The Society’s logo, depicting two interlocked dragons, was inspired by a unique series of fifteenth-century Utrecht manuscripts, all containing one or two dragons as part of their historiated initials. These two particular dragons were adopted for the logo because they aptly represented the twin disciplines of history and literature, and the city where the Society was established in 1999.

Journal The Medieval Chronicle

Volumes of proceedings of the first three conferences were published by Rodopi.  When the society was founded, this triennial publication was transformed into a yearbook, now the peer-reviewed journal The Medieval Chronicle. It is edited by Erik Kooper and (since volume 8) Sjoerd Levelt.

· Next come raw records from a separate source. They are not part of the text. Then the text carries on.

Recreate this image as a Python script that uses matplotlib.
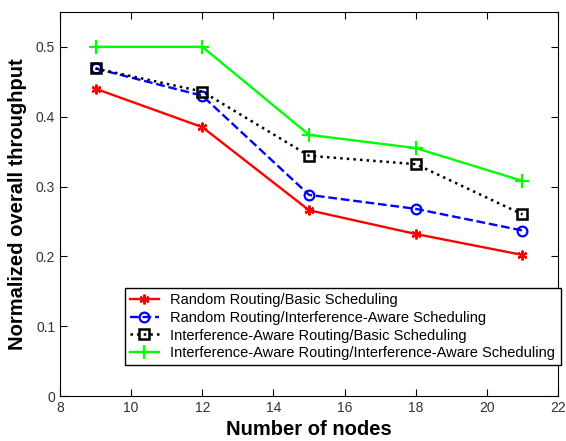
import matplotlib
matplotlib.use("Agg")
import matplotlib.pyplot as plt

plt.rcParams['font.family'] = ['Liberation Sans', 'DejaVu Sans']

nodes = [9, 12, 15, 18, 21]
rr_basic = [0.440, 0.385, 0.266, 0.232, 0.202]
rr_ia = [0.469, 0.430, 0.288, 0.268, 0.237]
iar_basic = [0.469, 0.436, 0.344, 0.332, 0.260]
iar_ia = [0.500, 0.500, 0.374, 0.355, 0.308]
labels = ['Random Routing/Basic Scheduling',
          'Random Routing/Interference-Aware Scheduling',
          'Interference-Aware Routing/Basic Scheduling',
          'Interference-Aware Routing/Interference-Aware Scheduling']

fig = plt.figure(figsize=(5.66, 4.41), dpi=100)
ax = fig.add_axes([0.106, 0.102, 0.880, 0.871])

ax.plot(nodes, rr_basic, color='#ff0000', ls='-', lw=1.7, marker=(6, 2, 0), ms=7, mew=1.6, label=labels[0])
ax.plot(nodes, rr_ia, color='#0000ff', ls='--', lw=1.7, marker='o', ms=7, mfc='none', mew=1.6, label=labels[1])
ax.plot(nodes, iar_basic, color='black', ls=':', lw=1.8, marker='s', ms=7, mfc='none', mew=1.8, label=labels[2])
ax.plot(nodes, iar_ia, color='#00ff00', ls='-', lw=1.7, marker='+', ms=10, mew=1.6, label=labels[3])

ax.set_xlim(8, 22)
ax.set_ylim(0, 0.55)
ax.set_xticks([8, 10, 12, 14, 16, 18, 20, 22])
ax.set_yticks([0, 0.1, 0.2, 0.3, 0.4, 0.5])
ax.set_yticklabels(['0', '0.1', '0.2', '0.3', '0.4', '0.5'])
ax.tick_params(direction='in', top=True, right=True, labelsize=10, labelcolor='#333333', length=5)

ax.set_xlabel('Number of nodes', fontsize=14.5, fontweight='bold', labelpad=4)
ax.set_ylabel('Normalized overall throughput', fontsize=14.5, fontweight='bold', labelpad=6)

leg = ax.legend(loc='lower right', bbox_to_anchor=(1.005, 0.08), fontsize=10.5, frameon=True,
                fancybox=False, edgecolor='black', framealpha=1, borderpad=0.35,
                labelspacing=0.25, handlelength=2.0, handletextpad=0.8, borderaxespad=0)
leg.get_frame().set_linewidth(1.0)

fig.savefig('out.png', dpi=100)
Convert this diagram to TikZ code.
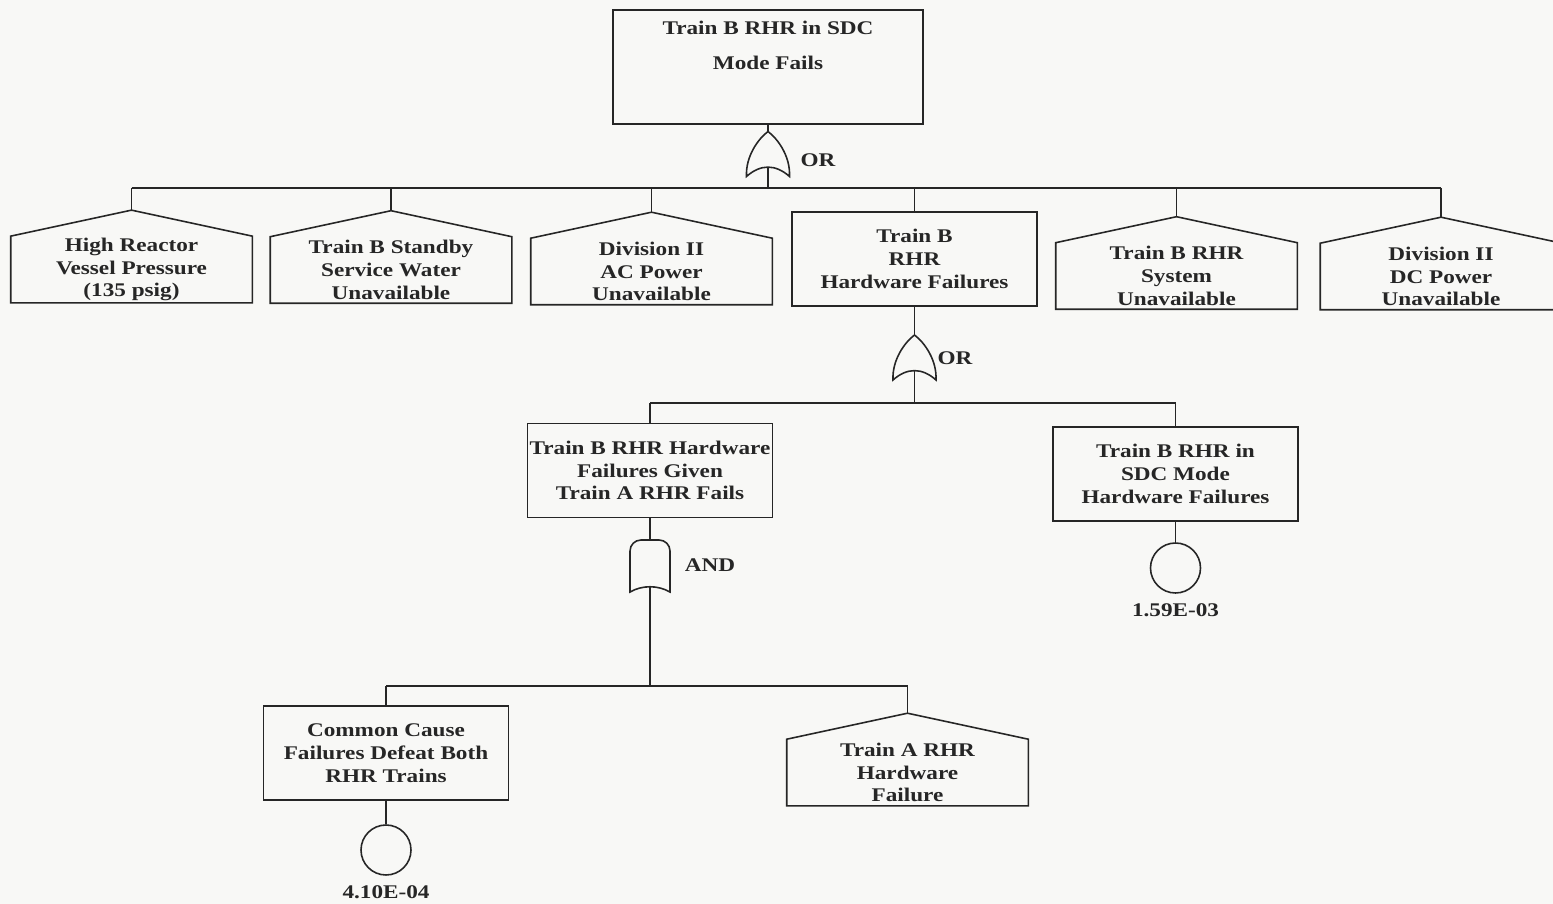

The journal is trilingual, with articles in English, French and German. As well as the proceedings of the society's conferences, and also of the Cambridge Chronicle Symposium, the journal includes research submitted independently of the conferences. A number of text editions of chronicles have also been published here.

Conferences
Conferences to date:
1996 Utrecht (Driebergen)
1999 Utrecht (Driebergen) 
2002 Utrecht (Doorn)
2005 Reading
2008 Belfast
2011 Pécs
2014 Liverpool
2017 Lisbon
2021 Poznań
2023 Nancy (in planning)

Projects
A number of interdisciplinary projects have been inspired by the society, including Repertorium Chronicarum an on-line database of Latin chronicle manuscripts maintained by Dan Embree on the website of Mississippi State university.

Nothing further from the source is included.